Our first acceptance brought us to a festival screening that took place in a small barn-like venue in Connecticut. They technically played Like Glass, only it was someone else’s film also titled “Like Glass”. None of us live in Connecticut, but five of us made the trip. It was technically hilarious.

After that, karma must’ve kicked in, for a dozen more Official Selections poured in. We all hopped around the country to show this baby off- I went to Newport Beach, David to Las Vegas & Boston, Lauren to Kansas City, etc. None of them beat the time that the Core Four and our three leads (Jesse, Magdalena and Ashton) all went to the SCAD Savannah Film Festival last October. We hunkered down in one of those beautiful Savannah homes that you see in the movies. And we, to put it lightly, tore up the town.

the end

Today it is June, in the year 2019. It has been just a few days over two years since we began rolling the cameras. Last week we were shooting some “Looking Back” interviews with the cast and crew. Next week we’ll be completely done promoting this. No more phone calls, or emails, or impromptu bar meetings. Just one long incomparable memory.

I’ve been looking back a lot lately. I was real was different when this started. I was more timid and much more uncomfortable in my own skin.

In December of 2016, after reading Like Glass by David Elijah, I immediately questioned my place in telling this story- the story of Zion, a non-binary person facing personal and community conflicts that are completely foreign to my own. For a script of this scale, I wondered if they chose the wrong person to direct. But David’s vision was that this narrative be told in terms both unique and universal. It was written for a specific group of individuals, with the intention to share it with everyone. Inclusivity is key.

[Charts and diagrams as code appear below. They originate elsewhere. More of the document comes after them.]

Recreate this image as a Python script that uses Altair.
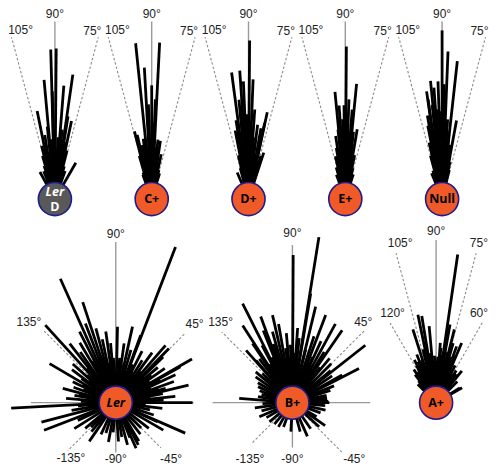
import altair as alt
import pandas as pd

# ---------------- data: root angle (deg) and root length (px units) ----------------
LERD_ANGLE = [89.5, 91.6, 81.8, 95.2, 85.5, 91.4, 101.4, 81, 78, 96,
              99, 84, 87, 93, 104, 76, 80, 100, 106, 90,
              88, 94, 97, 83, 86, 79, 102, 108, 74, 92,
              95, 89, 81, 99, 105, 77, 119, 60, 112, 70]
LERD_LEN = [151, 150, 126, 120, 114, 108, 90, 84, 80, 73,
            65, 70, 62, 60, 55, 50, 58, 48, 45, 50,
            45, 44, 40, 42, 38, 36, 38, 35, 34, 35,
            33, 30, 30, 30, 28, 28, 31, 42, 30, 30]

CPLUS_ANGLE = [95.9, 87.1, 93.2, 90, 87.9, 92, 104.3, 102.7, 98, 84,
               81.5, 100, 96, 86, 89, 93, 106, 78, 101, 83,
               91, 97, 88, 104, 80, 94, 86, 99, 108, 76,
               90, 110, 73, 95, 84]
CPLUS_LEN = [157, 157, 132, 114, 100, 95, 70, 66, 61, 60,
             59, 55, 58, 52, 50, 48, 45, 46, 42, 44,
             40, 38, 36, 35, 35, 32, 30, 30, 28, 30,
             28, 26, 27, 26, 26]

DPLUS_ANGLE = [89.6, 97.6, 93.9, 87.8, 92.5, 95.5, 95.2, 77.8, 78, 80,
               91, 86, 99, 83, 101, 88, 94, 84, 97, 90,
               79, 71.8, 74, 100.8, 113, 103, 86, 92, 81, 95,
               88, 98, 77, 84, 91, 105, 73, 94, 87, 100]
DPLUS_LEN = [159, 128, 129, 120, 118, 100, 89, 89, 78, 72,
             85, 90, 80, 75, 70, 68, 65, 62, 60, 58,
             55, 49, 45, 39, 29, 45, 45, 44, 42, 40,
             38, 36, 38, 34, 33, 32, 32, 30, 30, 28]

EPLUS_ANGLE = [89.6, 84.4, 95.5, 93.8, 90.8, 87.9, 85.6, 98.7, 80.3, 92,
               88, 96, 83, 94, 91, 86, 100, 82, 97, 89,
               93, 78, 103, 85, 91, 95, 87, 80, 99, 106,
               76, 93, 84, 89, 97, 102, 110, 72]
EPLUS_LEN = [153, 116, 108, 94, 94, 100, 90, 64, 71, 80,
             75, 70, 68, 60, 62, 58, 52, 55, 50, 50,
             47, 45, 44, 44, 40, 40, 38, 36, 36, 33,
             32, 32, 30, 30, 28, 28, 26, 26]

NULL_ANGLE = [90, 87.7, 83.7, 95.6, 92, 94.2, 89, 98.2, 98, 79.6,
              96, 93, 91, 100, 86, 101, 88, 95, 84, 97,
              90, 103, 82, 92, 99, 86, 105, 80, 94, 88,
              101, 78, 91, 96, 84, 108, 76, 89, 112, 98]
NULL_LEN = [169, 148, 139, 119, 118, 112, 115, 109, 101, 80,
            95, 90, 88, 85, 80, 75, 72, 70, 65, 62,
            60, 58, 55, 52, 50, 48, 45, 44, 42, 40,
            38, 38, 35, 34, 33, 30, 30, 30, 28, 28]

LER_ANGLE = [69, 88.7, 77.6, 69.7, 49, 45.5, 29.8, 13.6, 29, 25,
             0, 11, 82, 74, 63, 58, 54, 40, 35, 20,
             16, 6, 85, 78, 66, 52, 42, 33, 22, 8,
             3, 60, 72, 48, 37, 18, 27, 44,
             114.1, 108.2, 132.3, 105, 98, 102, 95, 111, 117, 121,
             125, 128, 138, 143, 149.5, 154, 160, 165, 170, 175,
             183, 178, 93, 100, 108, 113, 120, 131, 136, 145,
             152, 158, 168, 115, 127, 140, 104, 97,
             -165.3, -159, -148, -124.4, -100.6, -86, -59, -74.5, -23.7, -24.5,
             -7, -170, -155, -140, -135, -130, -115, -108, -95, -80,
             -68, -52, -45, -38, -30, -18, -12, -3, -175, -62, -66]
LER_LEN = [167, 76, 78, 72, 76, 76, 88, 75, 74, 66,
           77, 48, 60, 55, 58, 50, 62, 55, 60, 62,
           52, 60, 45, 40, 42, 40, 38, 40, 38, 35,
           48, 35, 32, 30, 45, 45, 50, 66,
           136, 106, 105, 77, 72, 65, 60, 85, 80, 70,
           62, 75, 58, 55, 77, 48, 45, 55, 42, 50,
           105, 35, 45, 40, 50, 45, 48, 45, 40, 42,
           38, 35, 38, 38, 35, 35, 35, 33,
           77, 77, 49, 47, 40, 39, 45, 44, 76, 46,
           47, 45, 42, 40, 35, 38, 35, 32, 30, 35,
           38, 40, 36, 42, 55, 40, 35, 30, 38, 48, 50]

BPLUS_ANGLE = [80.9, 89.7, 116.7, 122.8, 110.2, 105.7, 80.5, 76.4, 69.2, 61.4,
               55.5, 38.2, 27.2, 29, 124, 131.5, 130.7, 135.7, 175.4, 170,
               100, 95, 112, 118, 108, 102.8, 97, 92, 86, 84,
               72, 65, 58, 50, 45, 40, 34, 22, 18, 12,
               140, 145, 150, 155, 160, 127, 104, 88, 76, 66,
               52, 114, 120, 99, 93, 82, 70, 62, 8, 4,
               165, 0, 2,
               -157, -150, -165, -172, -140, -130, -93, -66, -42, -12.7,
               -5, -20, -55, -75, -110, -120, -178, -35, -30]
BPLUS_LEN = [168, 148, 111, 92, 92, 74, 111, 99, 94, 90,
             88, 93, 75, 57, 71.5, 70, 56, 42, 53.5, 35,
             80, 70, 78, 65, 62, 90, 55, 58, 75, 65,
             70, 68, 60, 58, 55, 50, 48, 45, 40, 35,
             48, 45, 40, 38, 35, 55, 48, 50, 55, 50,
             45, 50, 45, 45, 42, 42, 45, 42, 35, 35,
             32, 37, 36,
             36, 30, 32, 38, 30, 28, 29, 37, 36, 34,
             33, 30, 32, 30, 26, 28, 30, 40, 28]

APLUS_ANGLE = [81.7, 101.7, 99.4, 107.6, 95.2, 79.9, 76, 66.8, 111.9, 124,
               129, 51, 32, 70, 74, 85, 88, 92, 97, 104,
               109, 114, 118, 120, 117, 83, 78, 72, 68, 63,
               58, 55, 90, 94, 100, 106, 86, 80, 96, 102,
               112, 122, 127, 60, 45, 135, 30, 86, 77]
APLUS_LEN = [150, 90, 88, 77, 77, 79.5, 75.6, 65, 52, 40,
             28, 41, 28, 60, 62, 55, 46, 47, 50, 55,
             45, 45, 42, 36, 48, 48, 45, 48, 50, 42,
             38, 35, 42, 42, 40, 38, 40, 38, 36, 35,
             35, 32, 35, 32, 30, 26, 30, 60, 52]

# ---------------- reference guides and their labels ----------------
TOP_REF_ANGLE = [90, 105, 75]
TOP_REF_LEN = [178, 168, 168]
TOP_REF_DASH = [False, True, True]
TOP_LAB_TEXT = ["90°", "105°", "75°"]
TOP_LAB_ANGLE = [90, 101.5, 77.5]
TOP_LAB_R = [185, 172.5, 173]

LER_REF_ANGLE = [90, 0, 180, -90, 135, 45, -135, -45]
LER_REF_LEN = [161, 78, 85, 50, 102, 98, 68, 64]
LER_REF_DASH = [False, False, False, False, True, True, True, True]
LER_LAB_TEXT = ["90°", "135°", "45°", "-135°", "-90°", "-45°"]
LER_LAB_ANGLE = [90, 137, 45, -128.8, -90, -45.3]
LER_LAB_R = [169, 119, 111.7, 71.8, 56, 78.8]

BPLUS_REF_ANGLE = [90, 0, 180, -90, 135, 45, -135, -45]
BPLUS_REF_LEN = [158, 78, 80, 45, 100, 102, 57, 70]
BPLUS_REF_DASH = [False, False, False, False, True, True, True, True]
BPLUS_LAB_TEXT = ["90°", "135°", "45°", "-135°", "-90°", "-45°"]
BPLUS_LAB_ANGLE = [90, 131.6, 48.8, -127.2, -90, -42.1]
BPLUS_LAB_R = [170, 108.4, 107.7, 70.3, 56, 83.5]

APLUS_REF_ANGLE = [90, 105, 75, 120, 60]
APLUS_REF_LEN = [163, 155, 155, 92, 93]
APLUS_REF_DASH = [False, True, True, True, True]
APLUS_LAB_TEXT = ["90°", "105°", "75°", "120°", "60°"]
APLUS_LAB_ANGLE = [90, 102.7, 75, 115.9, 64.5]
APLUS_LAB_R = [172, 164, 165.7, 100, 99.7]

# ---------------- styling ----------------
ORANGE = "#F05A28"
DARK = "#595959"
RIM = "#1C1C8A"
LABEL_FONT = "Liberation Sans"
NAME_FONT = "Open Sans"
PX = "datum.r * cos(datum.a * PI / 180)"
PY = "datum.r * sin(datum.a * PI / 180)"


def panel(name, sub, fill, txt_color, italic, ang, lens, ref_a, ref_r, ref_d,
          lab_t, lab_a, lab_r, xdom, ydom):
    xs = alt.Scale(domain=xdom, nice=False, zero=False)
    ys = alt.Scale(domain=ydom, nice=False, zero=False)

    def origin():
        return dict(x=alt.X("ox:Q", scale=xs, axis=None),
                    y=alt.Y("oy:Q", scale=ys, axis=None))

    def rules(df, **mk):
        return (alt.Chart(df)
                .transform_calculate(ox="0", oy="0", ex=PX, ey=PY)
                .mark_rule(**mk)
                .encode(**origin(), x2="ex:Q", y2="ey:Q"))

    solid = pd.DataFrame({"a": [a for a, d in zip(ref_a, ref_d) if not d],
                          "r": [r for r, d in zip(ref_r, ref_d) if not d]})
    dashed = pd.DataFrame({"a": [a for a, d in zip(ref_a, ref_d) if d],
                           "r": [r for r, d in zip(ref_r, ref_d) if d]})
    roots = pd.DataFrame({"a": ang, "r": lens})

    layers = [
        rules(solid, color="#9a9a9a", strokeWidth=1.4),
        rules(dashed, color="#8c8c8c", strokeWidth=1.1, strokeDash=[2.5, 2]),
        rules(roots, color="black", strokeWidth=2.8, strokeCap="butt"),
    ]
    hub = pd.DataFrame({"name": [name]})
    layers.append(
        alt.Chart(hub).transform_calculate(ox="0", oy="0")
        .mark_point(shape="circle", filled=True, size=1100, fill=fill,
                    stroke=RIM, strokeWidth=1.6, opacity=1,
                    fillOpacity=1, strokeOpacity=1)
        .encode(**origin()))
    layers.append(
        alt.Chart(hub).transform_calculate(ox="0", oy="0")
        .mark_text(font=NAME_FONT, fontWeight="bold", fontSize=12.5,
                   fontStyle="italic" if italic else "normal",
                   color=txt_color, baseline="middle", align="center",
                   dy=-7.5 if sub else 0)
        .encode(**origin(), text="name:N"))
    if sub:
        layers.append(
            alt.Chart(pd.DataFrame({"name": [sub]})).transform_calculate(ox="0", oy="0")
            .mark_text(font=NAME_FONT, fontWeight="bold", fontSize=12.5,
                       color=txt_color, baseline="middle", align="center", dy=8)
            .encode(**origin(), text="name:N"))
    labs = pd.DataFrame({"t": lab_t, "a": lab_a, "r": lab_r})
    layers.append(
        alt.Chart(labs).transform_calculate(ex=PX, ey=PY)
        .mark_text(font=LABEL_FONT, fontSize=12, color="#222222",
                   baseline="middle", align="center")
        .encode(x=alt.X("ex:Q", scale=xs, axis=None),
                y=alt.Y("ey:Q", scale=ys, axis=None), text="t:N"))
    return alt.layer(*layers).properties(width=xdom[1] - xdom[0],
                                         height=ydom[1] - ydom[0])


TOP_Y = [-25, 191]
BOT_Y = [-61, 179]
top_refs = (TOP_REF_ANGLE, TOP_REF_LEN, TOP_REF_DASH, TOP_LAB_TEXT, TOP_LAB_ANGLE, TOP_LAB_R)

top = alt.hconcat(
    panel("Ler", "D", DARK, "white", True, LERD_ANGLE, LERD_LEN, *top_refs, [-46, 48], TOP_Y),
    panel("C+", None, ORANGE, "black", False, CPLUS_ANGLE, CPLUS_LEN, *top_refs, [-49, 48], TOP_Y),
    panel("D+", None, ORANGE, "black", False, DPLUS_ANGLE, DPLUS_LEN, *top_refs, [-49, 48], TOP_Y),
    panel("E+", None, ORANGE, "black", False, EPLUS_ANGLE, EPLUS_LEN, *top_refs, [-49, 48], TOP_Y),
    panel("Null", None, ORANGE, "black", False, NULL_ANGLE, NULL_LEN, *top_refs, [-49, 48], TOP_Y),
    spacing=0, bounds="flush")

bottom = alt.hconcat(
    panel("Ler", None, ORANGE, "black", True, LER_ANGLE, LER_LEN,
          LER_REF_ANGLE, LER_REF_LEN, LER_REF_DASH, LER_LAB_TEXT, LER_LAB_ANGLE, LER_LAB_R,
          [-107, 88], BOT_Y),
    panel("B+", None, ORANGE, "black", False, BPLUS_ANGLE, BPLUS_LEN,
          BPLUS_REF_ANGLE, BPLUS_REF_LEN, BPLUS_REF_DASH, BPLUS_LAB_TEXT, BPLUS_LAB_ANGLE, BPLUS_LAB_R,
          [-89, 84], BOT_Y),
    panel("A+", None, ORANGE, "black", False, APLUS_ANGLE, APLUS_LEN,
          APLUS_REF_ANGLE, APLUS_REF_LEN, APLUS_REF_DASH, APLUS_LAB_TEXT, APLUS_LAB_ANGLE, APLUS_LAB_R,
          [-60, 54], BOT_Y),
    spacing=0, bounds="flush")

chart = (alt.vconcat(top, bottom, spacing=0, padding=0)
         .configure_view(stroke=None))

chart.save("out.html", embed_options={"renderer": "svg", "actions": False})
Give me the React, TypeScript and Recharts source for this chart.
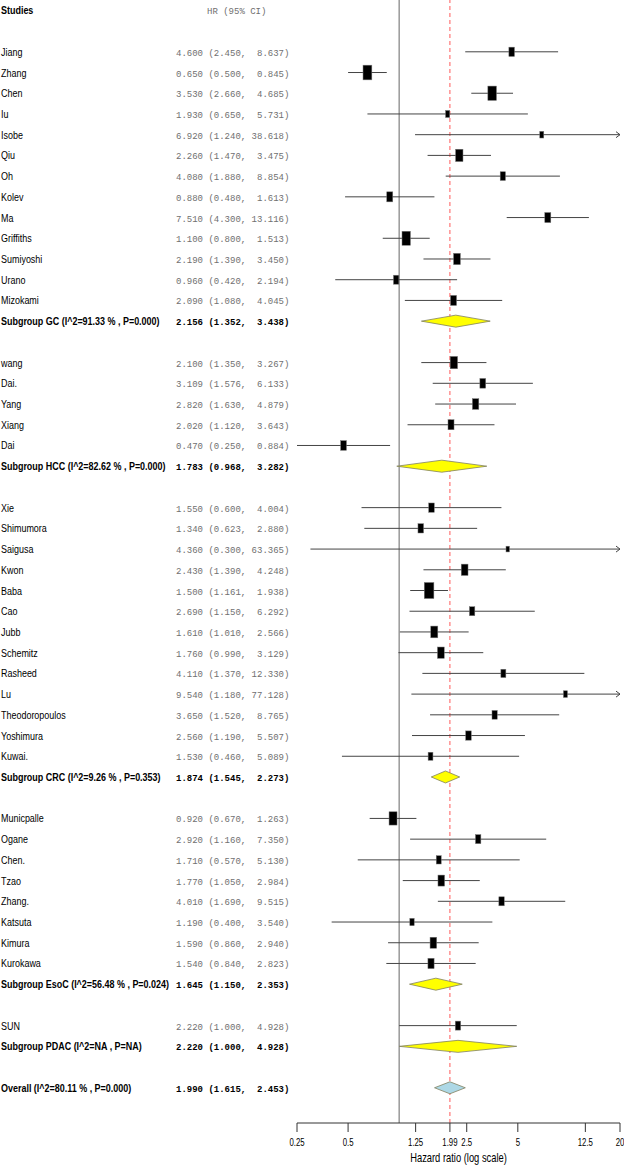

I’m so privileged to have been included, for a million different reasons. For me, Like Glass was equal parts film school and life school. Before, I was just a guy who thought he had some good ideas. Now, I’m the same guy, but I don’t keep those good ideas to myself so much anymore. The world of Like Glass is one that encourages pride and self-worth. David and Lauren and Jesse and Magdalena and Ashton and Chris all encouraged that too. I owe this and them and everyone else everything.

It is impossible to imagine how it gets better from here, but allegedly, it somehow does.